Marine Corps Sgt. David Chang was cited for making "exemplary contributions to the Korean-American community while working as an intelligence analyst with the First Marine Expeditionary Force at Camp Pendleton, Calif.
The award citation states that Chang is a champion in promoting good relations and building harmonious environments. He spends countless hours as a children's leader in the San Diego Calvary Korean Church Approved Workmen Are Not Ashamed clubs.
He has made a lasting influence on the lives of many children and his efforts have made a positive difference in the local military and civilian communities, according to the citation.
Air Force Senior Master Sgt. Florendo R. Plating, a Filipino-American, was honored for his efforts in enhancing community relations and improving working relationships between the military community at Travis Air Force Base, Calif., and the local Asian Pacific American civilian communities.
A traffic manager with the 60th Aerial Port Squadron, Plating leads one of the largest traffic management workforces in the United States. Composed of 104 personnel from diverse backgrounds, his traffic management flight won the 15th Air Force and the Air Mobility Command Traffic Management Office of the Year Award for 2001.
"His leadership has helped to identify and eliminate barriers to equal opportunity for Asian Pacific Americans and other minorities in the armed forces, according to the award citation.

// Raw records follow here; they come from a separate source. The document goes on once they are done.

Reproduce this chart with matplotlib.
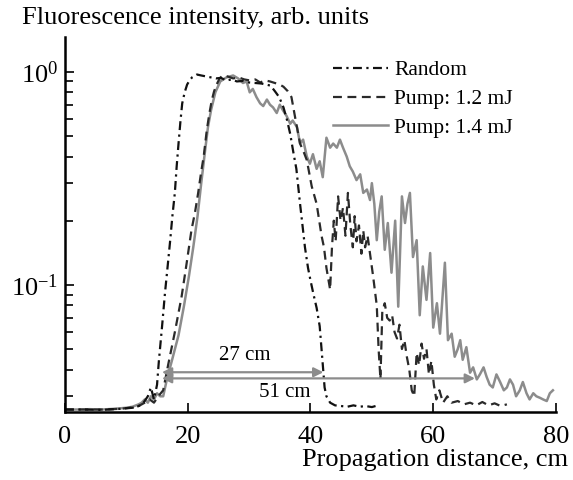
import matplotlib
matplotlib.use("Agg")
import matplotlib.pyplot as plt

plt.rcParams.update(
    {
        "font.family": "Liberation Serif",
        "mathtext.fontset": "custom",
        "mathtext.rm": "Liberation Serif",
        "mathtext.it": "Liberation Serif:italic",
        "mathtext.bf": "Liberation Serif:bold",
        "axes.unicode_minus": True,
    }
)

# Random: dash-dot black
RANDOM_X = [0, 3, 6, 9, 11, 12, 12.8, 13.5, 14.0, 14.5, 15.0, 15.3, 15.8, 16.3, 16.7,
            17.1, 17.5, 17.9, 18.2, 18.5, 18.8, 19.1, 19.5, 19.9, 20.3, 20.7, 21.5,
            22.2, 23.0, 23.8, 24.6, 25.4, 26.3, 27.2, 28.0, 29.0, 30.0, 31.0, 32.0,
            32.8, 33.5, 34.2, 34.9, 35.6, 36.2, 36.7, 37.2, 37.7, 38.0, 38.3, 38.7,
            39.1, 39.6, 40.0, 40.5, 41.0, 41.5, 41.8, 42.1, 42.3, 42.6, 43.2, 44.0,
            45.0, 46.0, 47.0, 48.0, 49.0, 50.0, 50.6]
RANDOM_Y = [0.026, 0.026, 0.0259, 0.0262, 0.0265, 0.027, 0.028, 0.030, 0.033, 0.029,
            0.034, 0.044, 0.063, 0.092, 0.12, 0.157, 0.21, 0.27, 0.36, 0.46, 0.58,
            0.71, 0.80, 0.87, 0.91, 0.94, 0.97, 0.96, 0.95, 0.94, 0.93, 0.935, 0.91,
            0.92, 0.90, 0.905, 0.89, 0.885, 0.88, 0.87, 0.86, 0.81, 0.76, 0.68, 0.59,
            0.51, 0.42, 0.35, 0.29, 0.24, 0.19, 0.15, 0.12, 0.105, 0.09, 0.078, 0.064,
            0.050, 0.039, 0.033, 0.030, 0.028, 0.0272, 0.0270, 0.0268, 0.0272, 0.0268,
            0.0270, 0.0267, 0.0270]

# Pump 1.2 mJ: dashed
PUMP12_X = [0, 3, 6, 9, 11, 12, 13, 13.8, 14.5, 15.2, 16.0, 16.8, 17.9, 19.0, 19.8,
            20.6, 21.2, 21.7, 22.2, 22.6, 23.1, 23.5, 23.9, 24.3, 24.7, 25.2, 25.7,
            26.5, 27.4, 28.3, 29.2, 30.1, 31.0, 31.8, 32.6, 33.4, 34.2, 35.0, 35.6,
            36.3, 36.9, 37.5, 38.3, 38.9, 39.4, 40.2, 41.0, 41.8, 42.2, 42.6, 43.2,
            43.5, 43.8, 44.1, 44.5, 44.9, 45.3, 45.7, 46.1, 46.5, 46.9, 47.2, 47.5,
            47.9, 48.3, 48.6, 48.9, 49.3, 49.7, 50.2, 50.8, 51.1, 51.4, 51.7, 52.1,
            52.5, 52.9, 53.3, 53.7, 54.1, 54.5, 54.9, 55.3, 55.7, 56.1, 56.5, 56.9,
            57.3, 57.7, 58.1, 58.5, 58.9, 59.3, 59.7, 60.1, 60.5, 61.0, 61.6, 62.3,
            63.0, 64.0, 65.0, 66.0, 67.0, 68.0, 69.0, 70.0, 71.0, 72.0]
PUMP12_Y = [0.026, 0.026, 0.026, 0.0262, 0.0266, 0.027, 0.028, 0.029, 0.028, 0.030,
            0.032, 0.042, 0.060, 0.088, 0.125, 0.18, 0.22, 0.27, 0.34, 0.40, 0.53,
            0.63, 0.73, 0.81, 0.87, 0.93, 0.96, 0.95, 0.93, 0.94, 0.92, 0.91, 0.92,
            0.89, 0.91, 0.90, 0.885, 0.87, 0.85, 0.81, 0.76, 0.61, 0.46, 0.42, 0.385,
            0.29, 0.24, 0.17, 0.15, 0.12, 0.095, 0.15, 0.20, 0.16, 0.26, 0.20, 0.23,
            0.17, 0.27, 0.19, 0.15, 0.21, 0.16, 0.19, 0.14, 0.18, 0.15, 0.17, 0.14,
            0.11, 0.08, 0.05, 0.036, 0.075, 0.082, 0.07, 0.068, 0.072, 0.06, 0.056,
            0.065, 0.05, 0.055, 0.046, 0.040, 0.032, 0.030, 0.048, 0.042, 0.053,
            0.045, 0.05, 0.038, 0.044, 0.034, 0.029, 0.032, 0.028, 0.030, 0.028,
            0.0285, 0.0275, 0.028, 0.0272, 0.0282, 0.0272, 0.0278, 0.027, 0.0275]

# Pump 1.4 mJ: solid grey
PUMP14_X = [0, 2, 4, 6, 8, 10, 11, 12, 12.5, 13, 13.5, 14, 14.5, 15, 15.5, 16.0, 16.6,
            17.5, 18.5, 19.4, 20.2, 20.9, 21.6, 22.2, 22.8, 23.3, 23.8, 24.5, 25.3,
            26.3, 27.4, 28.2, 29.0, 29.6, 30.1, 30.6, 31.2, 31.8, 32.3, 32.9, 33.4,
            33.9, 34.5, 35.0, 35.5, 36.1, 36.7, 37.1, 37.8, 38.3, 38.8, 39.4, 39.9,
            40.4, 41.0, 41.5, 42.0, 42.6, 43.2, 43.7, 44.3, 44.8, 45.3, 45.9, 46.4,
            46.9, 47.5, 48.1, 48.6, 49.2, 49.7, 50.0, 50.4, 50.8, 51.2, 51.6, 52.1,
            52.6, 53.2, 53.8, 54.3, 54.9, 55.4, 55.8, 56.2, 56.7, 57.3, 57.8, 58.3,
            58.9, 59.5, 60.0, 60.6, 61.1, 61.9, 62.4, 63.0, 63.5, 64.0, 64.4, 64.8,
            65.4, 66.0, 66.5, 67.1, 67.6, 68.2, 68.7, 69.2, 69.7, 70.3, 70.9, 71.5,
            72.0, 72.5, 73.0, 73.5, 74.1, 74.6, 75.2, 75.7, 76.3, 76.8, 77.4, 77.9,
            78.5, 79.0, 79.5]
PUMP14_Y = [0.026, 0.026, 0.0261, 0.026, 0.0262, 0.0265, 0.0268, 0.0275, 0.028, 0.029,
            0.028, 0.030, 0.029, 0.031, 0.030, 0.030, 0.036, 0.045, 0.058, 0.08, 0.11,
            0.15, 0.21, 0.30, 0.42, 0.55, 0.66, 0.80, 0.90, 0.94, 0.96, 0.93, 0.885,
            0.90, 0.80, 0.83, 0.76, 0.71, 0.69, 0.74, 0.70, 0.68, 0.64, 0.70, 0.66,
            0.62, 0.57, 0.59, 0.55, 0.46, 0.48, 0.40, 0.37, 0.41, 0.35, 0.38, 0.32,
            0.49, 0.44, 0.46, 0.44, 0.48, 0.44, 0.40, 0.36, 0.34, 0.31, 0.33, 0.27,
            0.28, 0.25, 0.30, 0.24, 0.162, 0.22, 0.26, 0.146, 0.195, 0.114, 0.20,
            0.079, 0.26, 0.195, 0.24, 0.27, 0.135, 0.162, 0.072, 0.122, 0.085, 0.141,
            0.063, 0.082, 0.059, 0.127, 0.055, 0.059, 0.046, 0.05, 0.055, 0.0445,
            0.051, 0.0387, 0.041, 0.036, 0.038, 0.041, 0.037, 0.034, 0.033, 0.038,
            0.035, 0.032, 0.033, 0.036, 0.034, 0.030, 0.032, 0.035, 0.031, 0.029,
            0.031, 0.030, 0.0295, 0.029, 0.0285, 0.031, 0.032]

LABELS = ["Random", "Pump: 1.2 mJ", "Pump: 1.4 mJ"]

# span arrows (start cm, end cm, height) and their labels
SPAN_27 = (15.8, 42.1, 0.0389)
SPAN_51 = (15.8, 66.8, 0.0364)

fig = plt.figure(figsize=(5.73, 4.8), dpi=100)
ax = fig.add_axes([0.1134, 0.1423, 0.8569, 0.78])

l14, = ax.plot(PUMP14_X, PUMP14_Y, color="#8c8c8c", lw=1.8, label=LABELS[2])
l12, = ax.plot(PUMP12_X, PUMP12_Y, color="#2a2a2a", lw=1.6, dashes=(4, 2.5), label=LABELS[1])
lr, = ax.plot(RANDOM_X, RANDOM_Y, color="#111111", lw=1.6, dashes=(4, 2, 1, 2), label=LABELS[0])

for x0, x1, y in (SPAN_27, SPAN_51):
    ax.annotate("", xy=(x1, y), xytext=(x0, y),
                arrowprops=dict(arrowstyle="<|-|>", color="#8c8c8c", lw=1.6,
                                mutation_scale=14, shrinkA=0, shrinkB=0))
ax.text(29.3, 0.0466, "27 cm", ha="center", va="center", fontsize=15)
ax.text(35.8, 0.0313, "51 cm", ha="center", va="center", fontsize=15)

ax.set_yscale("log")
ax.set_xlim(0, 80)
ax.set_ylim(0.0254, 1.45)
ax.set_xticks([0, 20, 40, 60, 80])

for side in ("top", "right"):
    ax.spines[side].set_visible(False)
for side in ("left", "bottom"):
    ax.spines[side].set_linewidth(1.8)

ax.tick_params(which="both", direction="in", width=1.2, labelsize=19)
ax.tick_params(which="major", length=6.5)
ax.tick_params(which="minor", length=6)
ax.tick_params(axis="x", pad=10.5)
ax.tick_params(axis="y", pad=5)

leg = ax.legend([lr, l12, l14], LABELS, loc="upper left", bbox_to_anchor=(0.546, 0.939),
                frameon=False, fontsize=15.5, labelspacing=0.41, handlelength=2.55,
                handletextpad=0.3, borderpad=0, borderaxespad=0)

fig.text(22 / 573, 1 - 18 / 480, "Fluorescence intensity, arb. units",
         ha="left", va="center", fontsize=19)
fig.text(568 / 573, 1 - 460 / 480, "Propagation distance, cm",
         ha="right", va="center", fontsize=19)

fig.savefig("out.png", dpi=100)
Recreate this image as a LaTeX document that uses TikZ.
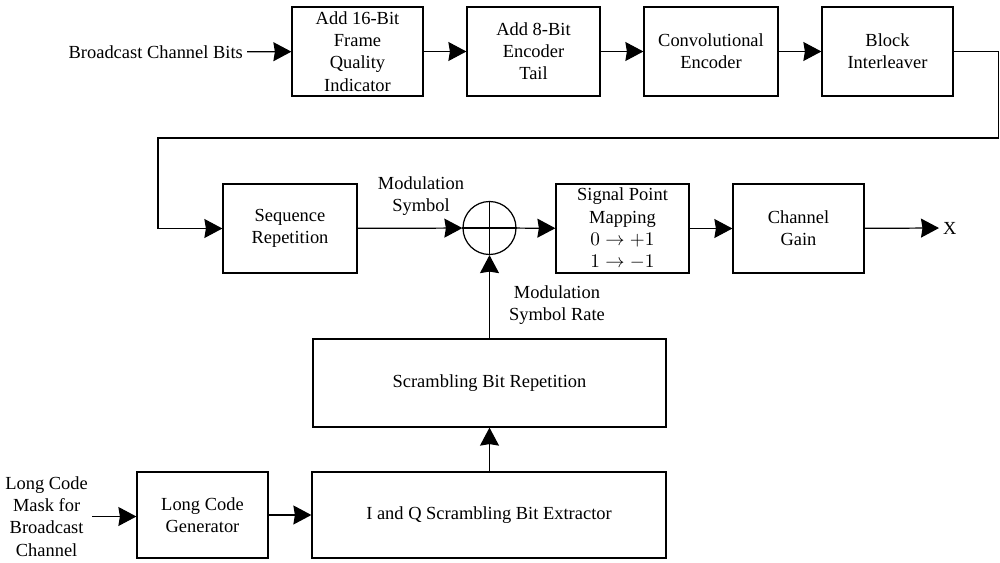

Cmdr. Paul Huntzinger, chief pharmacist and civil rights officer for the Coast Guard Integrated Support Command, Alameda, Calif., was recognized for organizing human relations, civil rights and sexual harassment awareness training for more than 200 people.
"He has demonstrated exemplary leadership in organizing and participating in cultural events and other forums, the award citation states. His efforts have contributed to the Coast Guard's quest to have an organization in which differences among individuals are recognized, understood and valued.
"Cmdr. Huntzinger's leadership has greatly enhanced awareness of the many accomplishments of Asian Pacific Americans, the citation notes.
Army Capt. Lori Paltridge, the state equal employment manager for the Oregon National Guard, was cited for making remarkable progress in improving the equal employment manager program in a short period of time.
For example, she published a comprehensive 5-year affirmative employment plan and has reinvigorated the equal employment opportunity counselor program by training 15 new counselors.
An armed forces color guard and an Old Guard Fife and Drum Corps unit from the 3rd U.S. Infantry at Fort Myer, Va., participated in the opening ceremonies. Stafford (Va.) High School ninth grader, Jason Farneth, 15, played taps on his trumpet in honor of Asian Pacific Americans who gave their lives in the defense of America. Farneth is a member of Boy Scout Troop 170 in Fredericksburg, Va.